September 2, 2014 at 5:38 p.m.

Birthday party is postponed

As I See It

By Diana Dolecki-

Today is my mother’s 86th birthday. If you had asked me last fall or winter, I would have told you that I didn’t think she would last this long. She had a difficult few months. The long, frigid winter felt longer and even colder than it was because of the many trips I made do what little I could to help her. Thankfully, she seems to be surviving just fine for now.
True, she does have an appointment with a surgeon later on this month. Everybody assures me that her problem is minor and can be alleviated easily. She has other, chronic and more serious conditions that no doctor can fix but that is simply the way things are. Sometimes we have to accept the distressing fact that bodies wear out and nobody lives forever.
I didn’t bake her a cake, nor did I buy a present. I didn’t even take the time to drive down there for a visit. My husband is still recuperating from knee replacement surgery. He can’t handle that long of a car ride yet and I don’t feel comfortable leaving him alone for that length of time.
I had hoped that my brother would bring our mother up here for a few hours. That idea was nixed because he is on call this weekend. My other brother had previous plans, and as they took Mom to the last couple of doctor’s appointments, it is understandable that they would need a break.
Still, I feel guilty that I can’t make her birthday a little better. After we get permission from my husband’s doctor I intend to plan a family get together in order to provide her with a belated birthday party. But for now, my place is at home.
My hubby is stronger every day. Even so, I am getting stir crazy. I can take an hour or so for myself but any longer than that and I get worried and hurry back home to reassure myself that nothing bad has happened in my absence. I can’t imagine leaving him alone for an entire day yet.
Delaying my mother’s birthday celebration gives me extra time to shop for her present. I usually have something specific in mind, but not this year. I have no clue what to buy for her. I suppose I could get her some more yarn, but she already has enough to start her own yarn store.
What she really wants is company.
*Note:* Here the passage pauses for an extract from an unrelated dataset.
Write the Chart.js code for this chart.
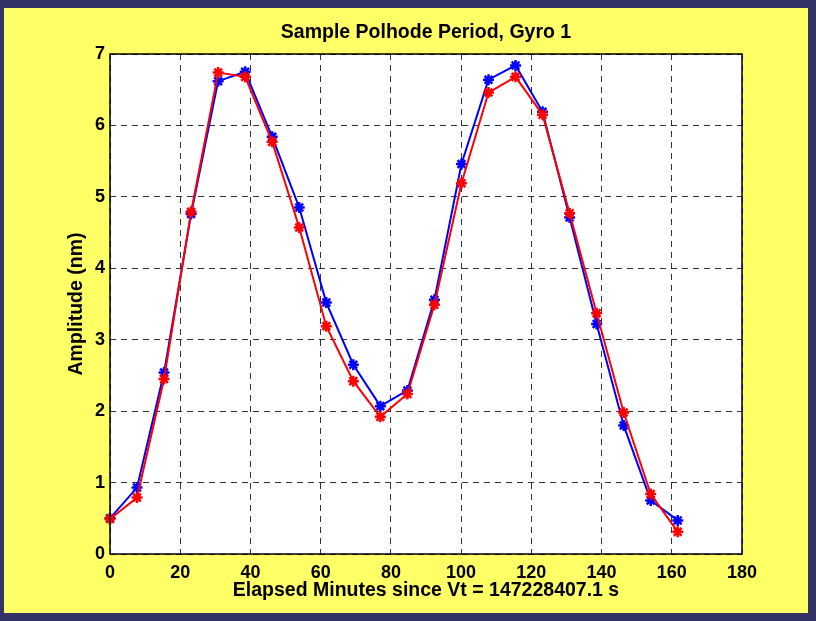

We live too far apart to visit every day or even every week. When I do go to her house, I spend the entire day. Sometimes she chases me away early because rain is predicted or because she knows I want to get home before dark.
She has reached the age where all her childhood friends are dead. She has a couple of ladies she talks to on the phone but it isn’t the same as having someone who remembers the same things she does.
It isn’t the same as having somebody to visit with in person. If I could, I would give her new friends who are just as lonely and hungry for company as she is.
Instead, I search the stores with the goal of finding something that will make her smile. I look for something that will take up a bit of her time in hopes that will take her mind off of the loneliness. I seek a present befitting her 86 years on this green earth, although I can’t get her what she really wants - health and friends.
My brother did his best to make up for my absence. He bought her a pretty cake and a teddy bear. He even stopped at a local restaurant and bought her favorite fried chicken. Better yet, he and his wife spent a precious few hours with her.
My mom’s birthday is today. I try to appreciate the miracle in that statement without feeling guilty that I can’t be there to help celebrate.